In 2015, Forbes had purchased a life insurance policy for herself naming Maidment as the beneficiary. She named their son as an alternate beneficiary.
Maidment's mother, Linda McNeil, claimed the insurance money on behalf of her son.
Forbes's mother, Emeline Forbes, who is now raising the couple's son, applied for the insurance money on his behalf.
Because there were competing claims, Co-operators Life Insurance Company paid the claim to the court and left it to a judge to decide.
In a decision released Thursday, Justice Frank Edwards ruled the money should go to Maidment, not his son. The decision does not disclose the amount of the payout.
"There is a public policy rule which says criminals should not be permitted to benefit from their crimes," Edwards wrote.
"That public policy rule has no application to this case. Richard has been found to be not criminally responsible. He is not a criminal."
Edwards is the same judge who found Maidment not criminally responsible for the killing, an event he describes as "an unspeakably horrendous and tragic event for everyone involved."
Friends say money should be in trust
Friends of Forbes said they were "sickened" to hear about the ruling and that it took them back to the day they learned of Forbes's death.

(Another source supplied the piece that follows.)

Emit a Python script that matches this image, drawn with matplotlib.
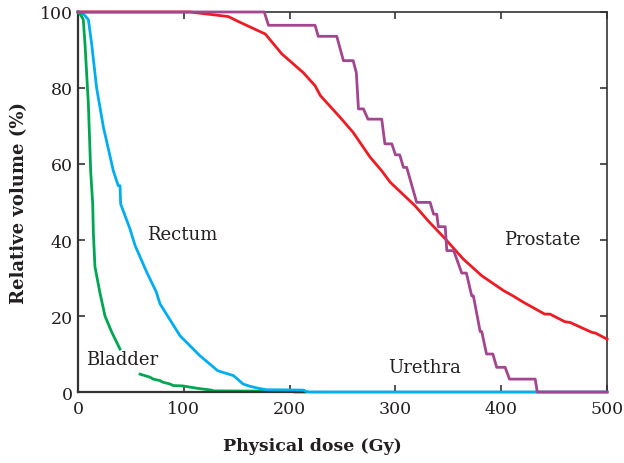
import matplotlib
matplotlib.use("Agg")
import matplotlib.pyplot as plt

plt.rcParams['font.family'] = ['DejaVu Serif']

# dose (Gy) / relative volume (%)
bladder_dose = [0, 3, 5, 6.6, 9.8, 12, 13.9, 14.5, 16, 20.8, 25.5, 31.8, 39.7]
bladder_vol = [100, 99, 98, 91.6, 75.8, 58, 49.5, 42, 33, 26, 20, 15.8, 11.3]
bladder_dose2 = [58.6, 68, 71, 77.5, 80, 87, 90, 99, 112, 126, 128, 200, 205, 215]
bladder_vol2 = [4.7, 3.9, 3.4, 3.0, 2.6, 2.1, 1.7, 1.6, 1.0, 0.5, 0.3, 0.2, 0, 0]

rectum_dose = [0, 5, 9.8, 12.9, 17.6, 24, 33.4, 38, 39.7, 40.3, 49, 54, 65, 74,
               77.5, 96.4, 115, 132, 147, 156, 162.6, 170, 178, 213, 216, 219, 500]
rectum_vol = [100, 99.5, 98, 91.6, 80, 69.7, 58.2, 54.3, 54.3, 49.5, 43, 38.5, 31.5,
              26.3, 23.2, 14.8, 9.6, 5.6, 4.3, 2.1, 1.5, 1.0, 0.6, 0.5, 0.1, 0, 0]

prostate_dose = [0, 106, 142, 153, 177, 192.5, 213, 224, 229, 247.6, 260, 276, 287,
                 295, 318.5, 331, 347, 364, 381.5, 402, 411, 421, 441, 446, 460,
                 465, 485.5, 489, 500]
prostate_vol = [100, 100, 98.8, 97.3, 94.2, 89, 84, 80.6, 78, 72.3, 68.3, 61.8, 58.2,
                55.2, 49, 45, 40.3, 35, 30.6, 26.7, 25.3, 23.6, 20.5, 20.5, 18.5,
                18.3, 15.7, 15.5, 13.9]

urethra_dose = [0, 176, 180, 224, 227, 244.5, 250.8, 260, 263, 265, 269.7, 274, 287,
                290, 296.5, 300, 304, 307.5, 310.6, 320, 332.7, 336, 339, 340.5, 347,
                348.5, 355, 362.6, 367, 372, 373.6, 380, 381.5, 386, 392, 395.6,
                403.6, 407.7, 432, 434, 500]
urethra_vol = [100, 100, 96.5, 96.5, 93.6, 93.6, 87.2, 87.2, 84, 74.5, 74.5, 71.8, 71.8,
               65.3, 65.3, 62.4, 62.4, 59.1, 59.1, 49.9, 49.9, 46.8, 46.8, 43.5, 43.5,
               37.2, 37.2, 31.3, 31.3, 25.3, 25.3, 15.9, 15.9, 10, 10, 6.5,
               6.5, 3.4, 3.4, 0, 0]

labels = ["Rectum", "Bladder", "Urethra", "Prostate"]
label_pos = [(65, 41.6), (7.5, 8.7), (293, 6.5), (403, 40.3)]

fig = plt.figure(figsize=(6.24, 4.64), dpi=100)
ax = fig.add_axes([0.125, 0.153, 0.848, 0.819])

lw = 2.0
ax.plot(rectum_dose, rectum_vol, color="#00aeef", lw=lw, clip_on=False, zorder=3)
ax.plot(bladder_dose, bladder_vol, color="#00a651", lw=lw, clip_on=False, zorder=4)
ax.plot(bladder_dose2, bladder_vol2, color="#00a651", lw=lw, clip_on=False, zorder=2)
ax.plot(prostate_dose, prostate_vol, color="#ed1c24", lw=lw, clip_on=False, zorder=3)
ax.plot(urethra_dose, urethra_vol, color="#a3458f", lw=lw, clip_on=False, zorder=4)

for txt, (x, y) in zip(labels, label_pos):
    ax.text(x, y, txt, fontsize=13, va="center", ha="left", color="#231f20")

ax.set_xlim(0, 500)
ax.set_ylim(0, 100)
ax.set_xticks([0, 100, 200, 300, 400, 500])
ax.set_yticks([0, 20, 40, 60, 80, 100])
ax.tick_params(direction="in", top=True, right=True, length=5, width=1.2,
               labelsize=12.5, color="#333333", labelcolor="#231f20")
ax.tick_params(axis="x", pad=6)
ax.tick_params(axis="y", pad=4)
for s in ax.spines.values():
    s.set_color("#333333")
    s.set_linewidth(1.2)
ax.spines["left"].set_linewidth(1.6)
ax.spines["bottom"].set_linewidth(1.6)

ax.set_xlabel("Physical dose (Gy)", fontsize=12.5, fontweight="bold",
              color="#231f20")
ax.xaxis.set_label_coords(0.442, -0.118)
ax.set_ylabel("Relative volume (%)", fontsize=13, fontweight="bold", labelpad=8,
              color="#231f20")

fig.savefig("out.png", dpi=100)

"Just a gut-wrenching feeling in the pit of your stomach that this can't be real, this can't be happening. But now it's happened twice," said Valerie Youden, who worked with Forbes at Parkland, a senior's home in Sydney, N.S. Forbes also worked as a teacher's assistant at an elementary in nearby Reserve Mines.
"I know he has a mental illness, but he still chose to brutally [kill] Sarabeth, and we all have choices in life, and he made that one," said Spooney, another friend and co-worker, adding Forbes would be "devastated" if she knew he'd received the money instead of her son.
Both women believe Forbes would have wanted the money to go to her son's future.
'Heart bigger than life itself'
Youden considers the situation a failure of the justice system.
"If you're not responsible for her death, he shouldn't be [considered] responsible enough to get the money," she said.
She and Spooney said they try to focus on memories of Forbes instead of her death. They said there's rarely a day at work that either a client or co-worker doesn't refer to her fondly.
"She was always smiling, always laughing, a bubbly personality, and would do anything for anybody. She had a heart bigger than life itself," said Spooney.